Saturday, August 2, 2014

The day my world fell apart: Remembering Paul Lee

It has been almost two months now since that day, the day my world fell apart. Thinking back on it now I realized that I was delusional in my thoughts that it would never happen to me, or to my friends. 

When you wake up and turn on the News and hear about a shooting at some far off school, you feel bad for them ...yes, you hurt for them... yes, but when it happens to your school, your friends, its different. 


I was lucky in the fact that I was not on campus that day, June 5th to be exact. I was supposed to be in class just like every other Thursday. Except this week was different a small and horribly sad event kept me from attending class that day. 

My little puppy only a year and half old, suddenly and unexpectedly passed away just two short days before the shooting on campus. I am by no means a religious person, although I attend a private Christian University. I however believe that some higher being, or some entity was looking out for me and somehow knew that this unspeakable event would take place. 

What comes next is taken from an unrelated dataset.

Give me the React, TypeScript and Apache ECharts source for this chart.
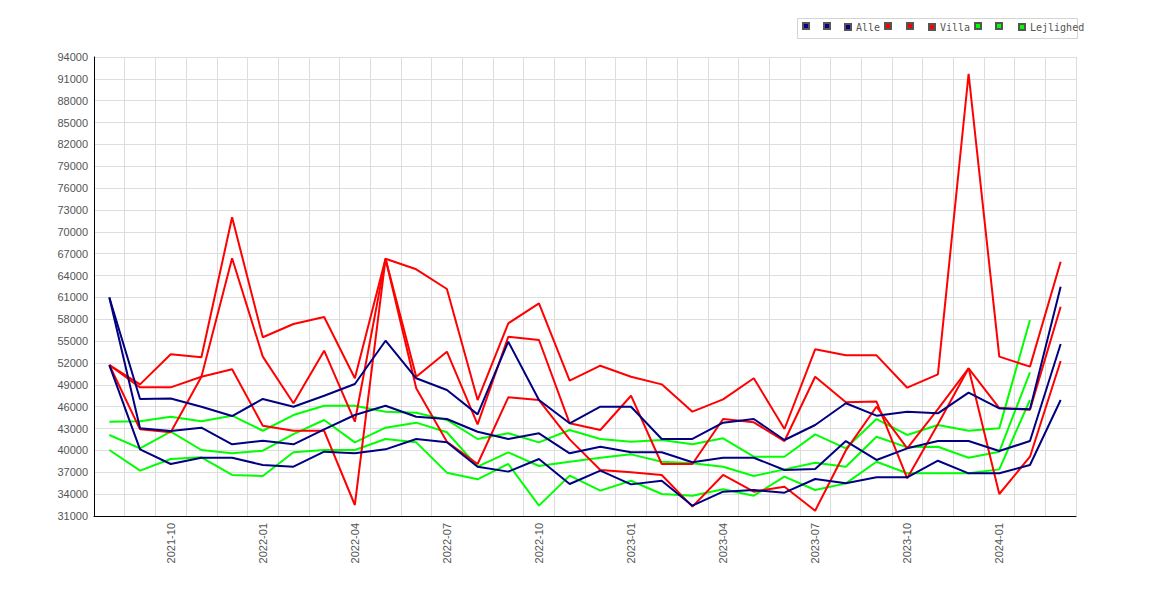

I believe wholeheartedly that my dog died that day to insure that I would be safe. You are welcome to disagree but nothing in this world, no words, no thoughts can change my mind on this.  

To this day my heart still aches for my friend, I cannot get over how quickly he was ripped away from me, from my life. I had just started to really get to know Paul, and in a single moment in time, some one stole him away from me. I will not post or mention the shooters name, because he deserves no fame and his name should be forgotten.



I still struggle everyday with the loss of my friend, death is not something I am unaccustomed to. I have lost many people in my life, but never has it been friend. 

I wrote this for Paul, just a few days after the shooting....


For Paul:


"Ante Up has become more than a simple dance club, it has become a home, a family, but most importantly a safe haven for us to go in times of need and travesty. Destruction and chaos have waded through our doors this last week. We as a family have stood strong in the wake of losing one of our precious members.

Paul Lee was more than a friend, more than a dancer. He was a mentor, a guidance, and a shining light in the dark. Paul was and will forever be, part of the Family we have learned to become. I cannot express enough the impact that Paul had on my life. Many who knew him, know very well that he would always listen with an open ear and respond with encouraging words. When I needed someone to lean on, There was Paul, a stranger to me at the time, but still he took the time to hear me out. 

I have never in my life met someone who moved through the world with as much grace as Paul did, and I don't think I ever will again.  Ante Up is my Home, and my family and through them I will move on and forward. A piece of my Heart will always belong to Paul.
May you dance with the Angels."



Our Love for Paul remains strong in our Hearts and Minds.